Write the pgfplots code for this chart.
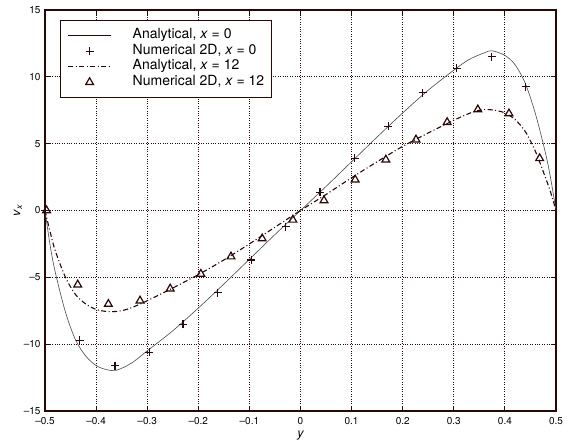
\documentclass[border=0pt]{standalone}
\usepackage{pgfplots}
\pgfplotsset{compat=1.18}
\usepackage{fontspec}
\setmainfont{TeX Gyre Heros}
\definecolor{ink}{RGB}{40,8,8}
\pgfplotsset{
  lineleg/.style={legend image code/.code={\draw[##1] (0pt,0pt)--(43pt,0pt); \path (64pt,0pt);}},
  lineleginked/.style={legend image code/.code={\draw[##1, ink] (0pt,0pt)--(43pt,0pt); \path (64pt,0pt);}},
  markleg/.style={legend image code/.code={\draw[##1] plot coordinates {(21.5pt,0pt)}; \path (0pt,0pt) (64pt,0pt);}},
}
\begin{document}
\begin{tikzpicture}
\useasboundingbox (-45pt,-33pt) rectangle (526pt,411pt);
\begin{axis}[
  at={(0pt,0pt)}, anchor=south west,
  scale only axis, width=511pt, height=401pt,
  xmin=-0.5, xmax=0.5, ymin=-15, ymax=15,
  xtick={-0.5,-0.4,-0.3,-0.2,-0.1,0,0.1,0.2,0.3,0.4,0.5},
  ytick={-15,-10,-5,0,5,10,15},
  xticklabels={\textendash0.5,\textendash0.4,\textendash0.3,\textendash0.2,\textendash0.1,0,0.1,0.2,0.3,0.4,0.5},
  yticklabels={\textendash15,\textendash10,\textendash5,0,5,10,15},
  grid=major, grid style={dotted, ink, line width=0.9pt},
  tick align=inside, major tick length=5pt,
  tick style={ink, line width=0.9pt},
  axis line style={ink, line width=1.1pt},
  tick label style={font=\fontsize{10}{11}\selectfont},
  xticklabel style={yshift=-2.5pt},
  yticklabel style={xshift=-1pt},
  xlabel={\fontsize{12.5}{12}\selectfont\itshape y},
  ylabel={\fontsize{12.5}{12}\selectfont\itshape v\textsubscript{x}},
  xlabel style={at={([yshift=-25pt]axis description cs:0.5,0)}, anchor=center},
  ylabel style={at={([xshift=-27pt]axis description cs:0,0.5)}, anchor=center},
  legend style={at={(0.0294,0.975)}, anchor=north west, draw=ink, line width=1pt,
    font=\fontsize{14}{15}\selectfont, inner xsep=7pt, inner ysep=7.5pt, row sep=0pt,
    nodes={inner sep=0pt, text height=10.5pt, text depth=5pt}},
  legend cell align=left,
]
% Analytical x=0
\addplot[gray!65!black, line width=0.65pt, smooth, lineleginked] coordinates {
(-0.5,0) (-0.49,-2.6) (-0.48,-4.6) (-0.46,-7.6) (-0.44,-9.7) (-0.42,-10.9)
(-0.40,-11.6) (-0.38,-11.9) (-0.36,-11.95) (-0.33,-11.4) (-0.30,-10.5)
(-0.25,-9.0) (-0.20,-7.3) (-0.15,-5.5) (-0.10,-3.65) (-0.05,-1.8) (0,0)
(0.05,1.8) (0.10,3.65) (0.15,5.5) (0.20,7.3) (0.25,9.0) (0.30,10.5)
(0.33,11.3) (0.36,11.8) (0.375,11.95) (0.40,11.6) (0.42,10.9) (0.44,9.5)
(0.46,7.2) (0.48,4.2) (0.49,2.3) (0.5,0)
};
\addlegendentry{Analytical, \textit{x} = 0}
\addplot[ink, only marks, mark=+, mark size=4pt, line width=1.2pt, markleg] coordinates {
(-0.5,0) (-0.432,-9.7) (-0.363,-11.6) (-0.296,-10.6) (-0.23,-8.5) (-0.162,-6.15)
(-0.096,-3.7) (-0.029,-1.2) (0.038,1.35) (0.106,3.9) (0.172,6.3) (0.239,8.8)
(0.306,10.65) (0.374,11.5) (0.441,9.25)
};
\addlegendentry{Numerical 2D, \textit{x} = 0}
% Analytical x=12
\addplot[ink, line width=1.1pt, dash pattern=on 5pt off 2.5pt on 1pt off 2.5pt, smooth, lineleg] coordinates {
(-0.5,0) (-0.49,-1.6) (-0.48,-3.0) (-0.46,-5.0) (-0.44,-6.3) (-0.42,-7.0)
(-0.40,-7.4) (-0.38,-7.55) (-0.36,-7.55) (-0.34,-7.4) (-0.32,-7.1) (-0.30,-6.75)
(-0.25,-5.8) (-0.20,-4.8) (-0.15,-3.7) (-0.10,-2.5) (-0.05,-1.25) (0,0)
(0.05,1.2) (0.10,2.45) (0.15,3.65) (0.20,4.8) (0.25,5.8) (0.30,6.75)
(0.32,7.1) (0.34,7.4) (0.36,7.55) (0.38,7.5) (0.40,7.3) (0.42,6.8)
(0.44,5.9) (0.46,4.4) (0.48,2.4) (0.49,1.3) (0.5,0)
};
\addlegendentry{Analytical, \textit{x} = 12}
\addplot[ink, only marks, mark=triangle, mark size=4.5pt, line width=1.2pt, markleg] coordinates {
(-0.497,0) (-0.436,-5.55) (-0.376,-7.0) (-0.314,-6.75) (-0.255,-5.85) (-0.195,-4.75)
(-0.136,-3.45) (-0.075,-2.1) (-0.015,-0.7) (0.046,0.75) (0.107,2.3) (0.167,3.8)
(0.226,5.3) (0.287,6.6) (0.347,7.55) (0.408,7.25) (0.468,3.9)
};
\addlegendentry{Numerical 2D, \textit{x} = 12}
\end{axis}
\end{tikzpicture}
\end{document}
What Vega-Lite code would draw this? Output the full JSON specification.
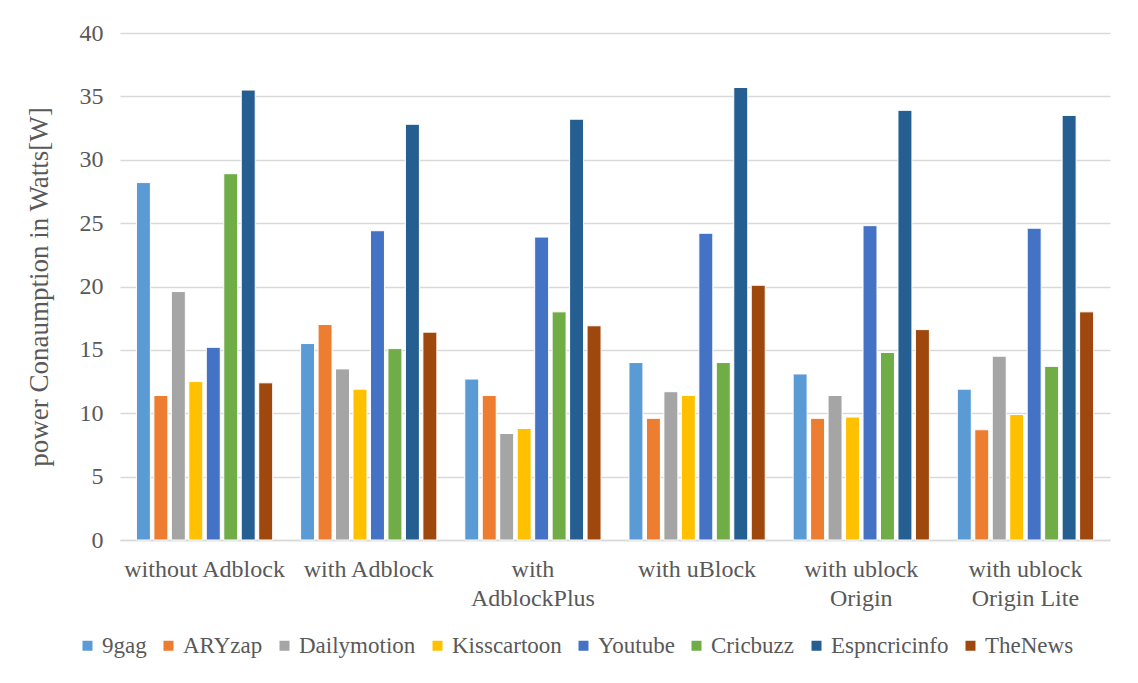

■ ■ ■

Generate a word-for-word copy of the preceding records, excluding all pictures.

▶ _ANSWER FOR THIS EXERCISE_:
Write the pgfplots code for this chart.
\documentclass[border=0pt]{standalone}
\usepackage{pgfplots}
\pgfplotsset{compat=1.18}
\usepackage{fontspec}
\setmainfont{TeX Gyre Heros}
\definecolor{ink}{RGB}{40,8,8}
\pgfplotsset{
  lineleg/.style={legend image code/.code={\draw[##1] (0pt,0pt)--(43pt,0pt); \path (64pt,0pt);}},
  lineleginked/.style={legend image code/.code={\draw[##1, ink] (0pt,0pt)--(43pt,0pt); \path (64pt,0pt);}},
  markleg/.style={legend image code/.code={\draw[##1] plot coordinates {(21.5pt,0pt)}; \path (0pt,0pt) (64pt,0pt);}},
}
\begin{document}
\begin{tikzpicture}
\useasboundingbox (-45pt,-33pt) rectangle (526pt,411pt);
\begin{axis}[
  at={(0pt,0pt)}, anchor=south west,
  scale only axis, width=511pt, height=401pt,
  xmin=-0.5, xmax=0.5, ymin=-15, ymax=15,
  xtick={-0.5,-0.4,-0.3,-0.2,-0.1,0,0.1,0.2,0.3,0.4,0.5},
  ytick={-15,-10,-5,0,5,10,15},
  xticklabels={\textendash0.5,\textendash0.4,\textendash0.3,\textendash0.2,\textendash0.1,0,0.1,0.2,0.3,0.4,0.5},
  yticklabels={\textendash15,\textendash10,\textendash5,0,5,10,15},
  grid=major, grid style={dotted, ink, line width=0.9pt},
  tick align=inside, major tick length=5pt,
  tick style={ink, line width=0.9pt},
  axis line style={ink, line width=1.1pt},
  tick label style={font=\fontsize{10}{11}\selectfont},
  xticklabel style={yshift=-2.5pt},
  yticklabel style={xshift=-1pt},
  xlabel={\fontsize{12.5}{12}\selectfont\itshape y},
  ylabel={\fontsize{12.5}{12}\selectfont\itshape v\textsubscript{x}},
  xlabel style={at={([yshift=-25pt]axis description cs:0.5,0)}, anchor=center},
  ylabel style={at={([xshift=-27pt]axis description cs:0,0.5)}, anchor=center},
  legend style={at={(0.0294,0.975)}, anchor=north west, draw=ink, line width=1pt,
    font=\fontsize{14}{15}\selectfont, inner xsep=7pt, inner ysep=7.5pt, row sep=0pt,
    nodes={inner sep=0pt, text height=10.5pt, text depth=5pt}},
  legend cell align=left,
]
% Analytical x=0
\addplot[gray!65!black, line width=0.65pt, smooth, lineleginked] coordinates {
(-0.5,0) (-0.49,-2.6) (-0.48,-4.6) (-0.46,-7.6) (-0.44,-9.7) (-0.42,-10.9)
(-0.40,-11.6) (-0.38,-11.9) (-0.36,-11.95) (-0.33,-11.4) (-0.30,-10.5)
(-0.25,-9.0) (-0.20,-7.3) (-0.15,-5.5) (-0.10,-3.65) (-0.05,-1.8) (0,0)
(0.05,1.8) (0.10,3.65) (0.15,5.5) (0.20,7.3) (0.25,9.0) (0.30,10.5)
(0.33,11.3) (0.36,11.8) (0.375,11.95) (0.40,11.6) (0.42,10.9) (0.44,9.5)
(0.46,7.2) (0.48,4.2) (0.49,2.3) (0.5,0)
};
\addlegendentry{Analytical, \textit{x} = 0}
\addplot[ink, only marks, mark=+, mark size=4pt, line width=1.2pt, markleg] coordinates {
(-0.5,0) (-0.432,-9.7) (-0.363,-11.6) (-0.296,-10.6) (-0.23,-8.5) (-0.162,-6.15)
(-0.096,-3.7) (-0.029,-1.2) (0.038,1.35) (0.106,3.9) (0.172,6.3) (0.239,8.8)
(0.306,10.65) (0.374,11.5) (0.441,9.25)
};
\addlegendentry{Numerical 2D, \textit{x} = 0}
% Analytical x=12
\addplot[ink, line width=1.1pt, dash pattern=on 5pt off 2.5pt on 1pt off 2.5pt, smooth, lineleg] coordinates {
(-0.5,0) (-0.49,-1.6) (-0.48,-3.0) (-0.46,-5.0) (-0.44,-6.3) (-0.42,-7.0)
(-0.40,-7.4) (-0.38,-7.55) (-0.36,-7.55) (-0.34,-7.4) (-0.32,-7.1) (-0.30,-6.75)
(-0.25,-5.8) (-0.20,-4.8) (-0.15,-3.7) (-0.10,-2.5) (-0.05,-1.25) (0,0)
(0.05,1.2) (0.10,2.45) (0.15,3.65) (0.20,4.8) (0.25,5.8) (0.30,6.75)
(0.32,7.1) (0.34,7.4) (0.36,7.55) (0.38,7.5) (0.40,7.3) (0.42,6.8)
(0.44,5.9) (0.46,4.4) (0.48,2.4) (0.49,1.3) (0.5,0)
};
\addlegendentry{Analytical, \textit{x} = 12}
\addplot[ink, only marks, mark=triangle, mark size=4.5pt, line width=1.2pt, markleg] coordinates {
(-0.497,0) (-0.436,-5.55) (-0.376,-7.0) (-0.314,-6.75) (-0.255,-5.85) (-0.195,-4.75)
(-0.136,-3.45) (-0.075,-2.1) (-0.015,-0.7) (0.046,0.75) (0.107,2.3) (0.167,3.8)
(0.226,5.3) (0.287,6.6) (0.347,7.55) (0.408,7.25) (0.468,3.9)
};
\addlegendentry{Numerical 2D, \textit{x} = 12}
\end{axis}
\end{tikzpicture}
\end{document}
What Vega-Lite code would draw this? Output the full JSON specification.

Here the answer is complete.